Incumbent Kenyan President Uhuru Kenyatta has been declared the winner of the east African country’s election re-run, amid fears of further violence in flashpoint opposition strongholds.
Kenya’s electoral commission announced on Monday that Kenyatta had garnered 98.2 percent of the vote in the October 26 repeat presidential election, in which the voter turnout was almost 39 percent of the 19.6 million registered voters.
Wafula Chebukati, chairman of Independent Electoral and Boundaries Commission (IEBC), said the incumbent president had received 7,483,895 votes from a total of 7,616,217 cast ballots.
Opposition leader Raila Odinga, who had boycotted the Thursday protest-hit election, collected 73,228 votes, less than one percent of the ballots cast.
Odinga accused the IEBC of not implementing reforms to prevent widespread procedural irregularities and mismanagement that had culminated in the annulment of the initial vote in August. The opposition leader won 44.7 percent of the vote after Kenyatta in the previous round that saw a turnout of nearly 80 percent.
In his victory speech on Monday, Kenyatta once again that his triumph in the original August 8 election was legitimate and that dialogue over political peace and stability in the future would have to wait if the opposition was going to file lawsuits again.
“My victory today is just part of a process that is likely to once again be subjected to a constitutional test through our courts … I will submit to this constitutional path regardless of the outcome,” Kenyatta said.
“Those who are going to ask me: ‘Are you going to engage in dialogue?’ … Let them (the opposition) first and foremost exhaust all their constitutional options,” he noted.
The incumbent president also reiterated that his victory was a “revalidation” of the people’s will after a vote that had already been branded by Odinga’s supporters as a farce.
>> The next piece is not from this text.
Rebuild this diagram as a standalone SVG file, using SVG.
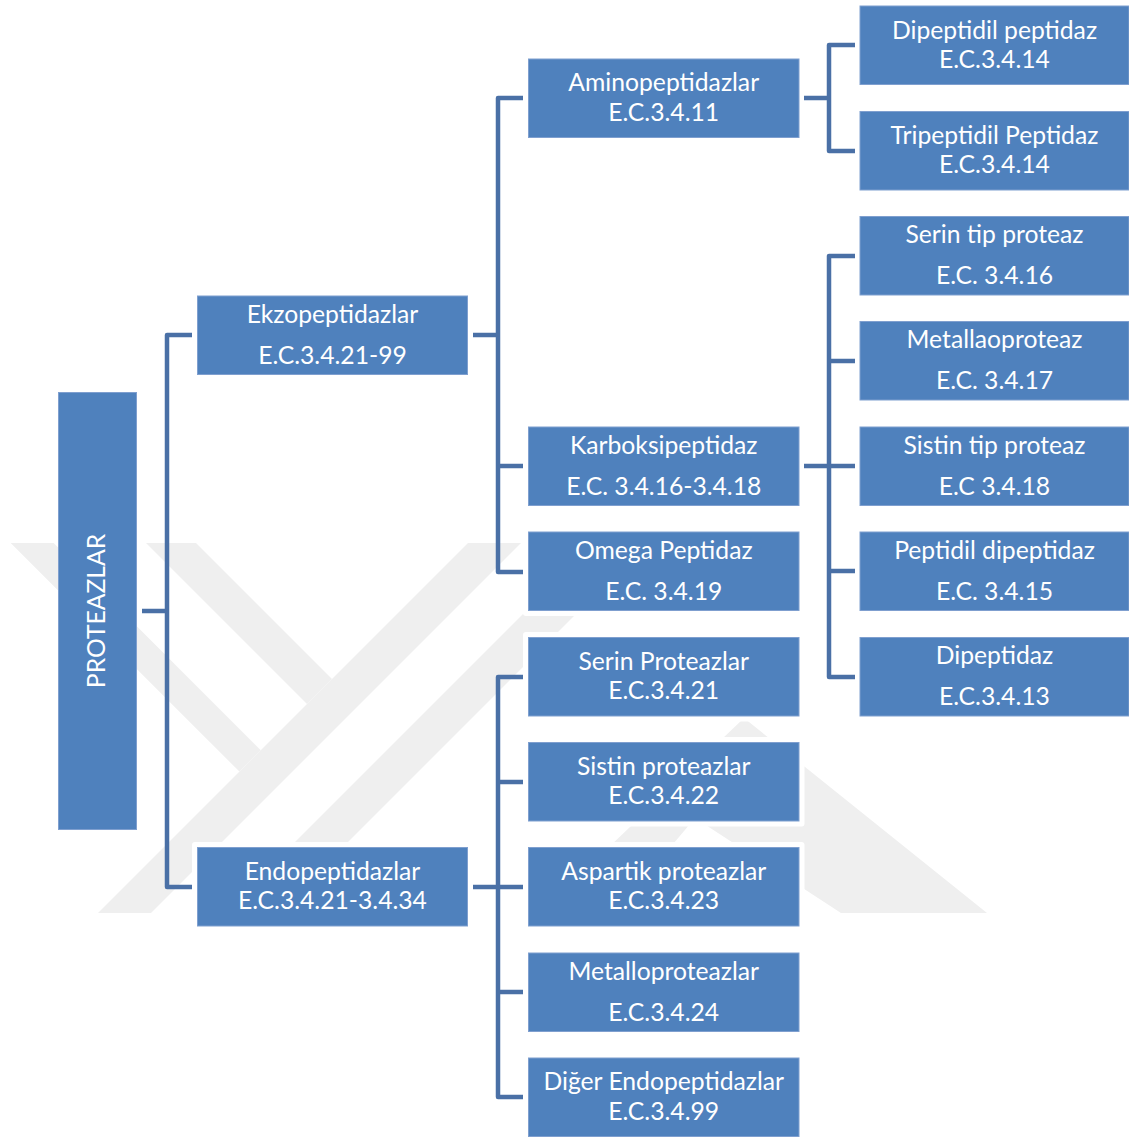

Prior to the announcement of the election results, Kenyan police stepped up security in flashpoint areas in the country’s west, including the capital Nairobi’s slum of Mathare and the coastal city of Mombasa.
Shortly after the announcement, demonstrators began burning tires in the western city of Kisumu as well as in Nairobi’s Kibera slum, according to reports.
At least nine people have been killed by gunshot wounds and beatings by police in the post-election violence since Thursday, taking the death toll since the first presidential election in August to 49.
The turmoil over the election has been polarizing the nation and hampering growth in East Africa’s most vibrant economy. Kenya is also considered a major regional trade hub and a key security ally for Western countries.
The European Union has called on Kenyan security forces to provide protection to all citizens and avoid the excessive use of force.
A decade ago, some 1,200 Kenyans were killed in violence after another disputed poll.